======== Data listing

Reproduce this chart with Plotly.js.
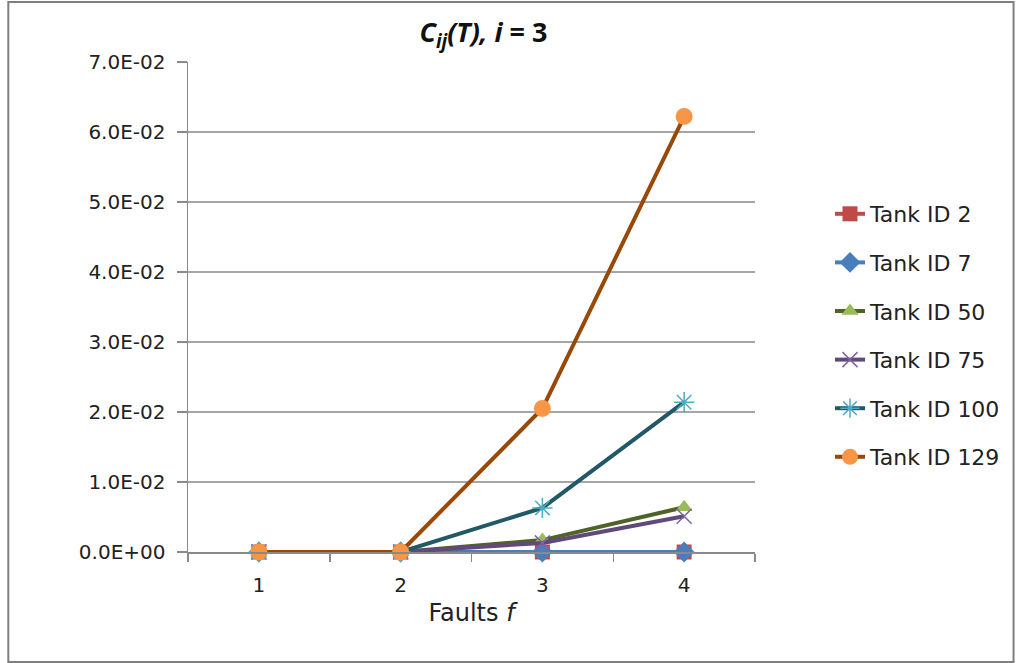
<!DOCTYPE html>
<html>
<head>
<meta charset="utf-8">
<script src="https://cdn.plot.ly/plotly-3.0.1.min.js"></script>
<style>
html,body{margin:0;padding:0;background:#fff;}
#chart{width:1017px;height:663px;}
</style>
</head>
<body>
<div id="chart"></div>
<script>
const faults = ['1', '2', '3', '4'];
const tank2 = [0, 0, 0, 0];
const tank7 = [0, 0, 0, 0];
const tank50 = [0, 0, 0.0017, 0.0064];
const tank75 = [0, 0, 0.0013, 0.0051];
const tank100 = [0, 0, 0.0063, 0.0214];
const tank129 = [0, 0, 0.0205, 0.0622];
const seriesNames = ['Tank ID 2', 'Tank ID 7', 'Tank ID 50', 'Tank ID 75', 'Tank ID 100', 'Tank ID 129'];
const yTickVals = [0, 0.01, 0.02, 0.03, 0.04, 0.05, 0.06, 0.07];
const yTickText = ['0.0E+00', '1.0E-02', '2.0E-02', '3.0E-02', '4.0E-02', '5.0E-02', '6.0E-02', '7.0E-02'];

const styles = [
  {line: '#BE4B48', marker: '#BE4B48', symbol: 'square', size: 15, lw: 0},
  {line: '#4A7EBB', marker: '#4A7EBB', symbol: 'diamond', size: 16, lw: 0},
  {line: '#4F6228', marker: '#9BBB59', symbol: 'triangle-up', size: 15, lw: 0},
  {line: '#604A7B', marker: '#8064A2', symbol: 'x-thin-open', size: 15, lw: 1.5},
  {line: '#215967', marker: '#4BACC6', symbol: 'asterisk-open', size: 17, lw: 1.5},
  {line: '#984807', marker: '#F79646', symbol: 'circle', size: 17, lw: 0}
];
const values = [tank2, tank7, tank50, tank75, tank100, tank129];

const traces = values.map((v, i) => {
  const s = styles[i];
  return {
    type: 'scatter', mode: 'lines+markers',
    x: faults, y: v, name: seriesNames[i],
    legendgroup: 'g' + i,
    cliponaxis: false,
    line: {color: s.line, width: 4},
    marker: {symbol: s.symbol, size: s.size, color: s.marker,
             line: {color: s.marker, width: s.lw}}
  };
});

const L = 188, R = 261, T = 62, B = 111, W = 1017, H = 663;
const pw = W - L - R, ph = H - T - B;

const layout = {
  width: W, height: H,
  margin: {l: L, r: R, t: T, b: B, pad: 0},
  paper_bgcolor: '#ffffff', plot_bgcolor: '#ffffff',
  font: {family: 'DejaVu Sans', size: 14, color: '#222'},
  title: {
    text: '<b><i>C<sub>ij</sub>(T), i</i> = 3</b>',
    font: {family: 'Open Sans', size: 27, color: '#111'},
    xref: 'paper', x: (484 - L) / pw, xanchor: 'center',
    yref: 'container', y: 1 - 33 / H, yanchor: 'middle'
  },
  xaxis: {
    type: 'category',
    range: [-0.5, 3.5],
    showgrid: false, zeroline: false,
    showline: true, linecolor: '#8a8a8a', linewidth: 1.5,
    ticks: 'outside', ticklen: 8, tickcolor: '#8a8a8a', tickwidth: 1.5,
    tickson: 'boundaries',
    ticklabelstandoff: 14,
    tickfont: {family: 'DejaVu Sans', size: 20, color: '#222'},
    title: {text: 'Faults <i>f</i>', font: {family: 'DejaVu Sans', size: 24, color: '#222'}, standoff: 8}
  },
  yaxis: {
    range: [0, 0.07],
    tickmode: 'array',
    tickvals: yTickVals, ticktext: yTickText,
    showgrid: true, gridcolor: '#a6a6a6', gridwidth: 1.5,
    zeroline: false,
    showline: true, linecolor: '#8a8a8a', linewidth: 1.5,
    ticks: 'outside', ticklen: 10, tickcolor: '#8a8a8a', tickwidth: 1.5,
    ticklabelstandoff: 7,
    tickfont: {family: 'DejaVu Sans', size: 20, color: '#222'}
  },
  legend: {
    x: (830 - L) / pw, xanchor: 'left',
    y: (552 - 193) / ph, yanchor: 'top',
    tracegroupgap: 17,
    font: {family: 'DejaVu Sans', size: 22, color: '#222'},
    bgcolor: 'rgba(0,0,0,0)'
  },
  showlegend: true,
  shapes: [{
    type: 'rect', xref: 'paper', yref: 'paper',
    x0: (8 - L) / pw, x1: (1015 - L) / pw,
    y0: (H - 662 - B) / ph, y1: (H - 2 - B) / ph,
    line: {color: '#7f7f7f', width: 2}, fillcolor: 'rgba(0,0,0,0)', layer: 'below'
  }]
};

Plotly.newPlot('chart', traces, layout, {displayModeBar: false, staticPlot: true});
</script>
</body>
</html>
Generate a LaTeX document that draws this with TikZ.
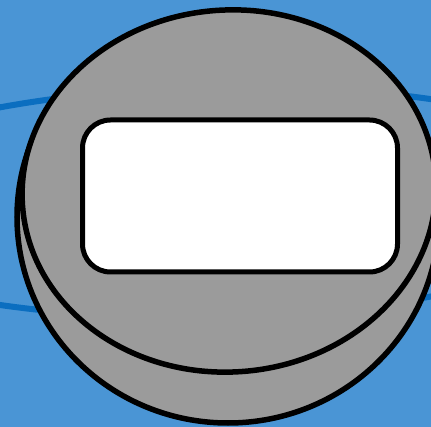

================

-- Task requirements --
From the entries above, return each line with the word "chart" in it.

-- Worked answer --
Reproduce this chart with Plotly.js.
#chart{width:1017px;height:663px;}
<div id="chart"></div>
Plotly.newPlot('chart', traces, layout, {displayModeBar: false, staticPlot: true});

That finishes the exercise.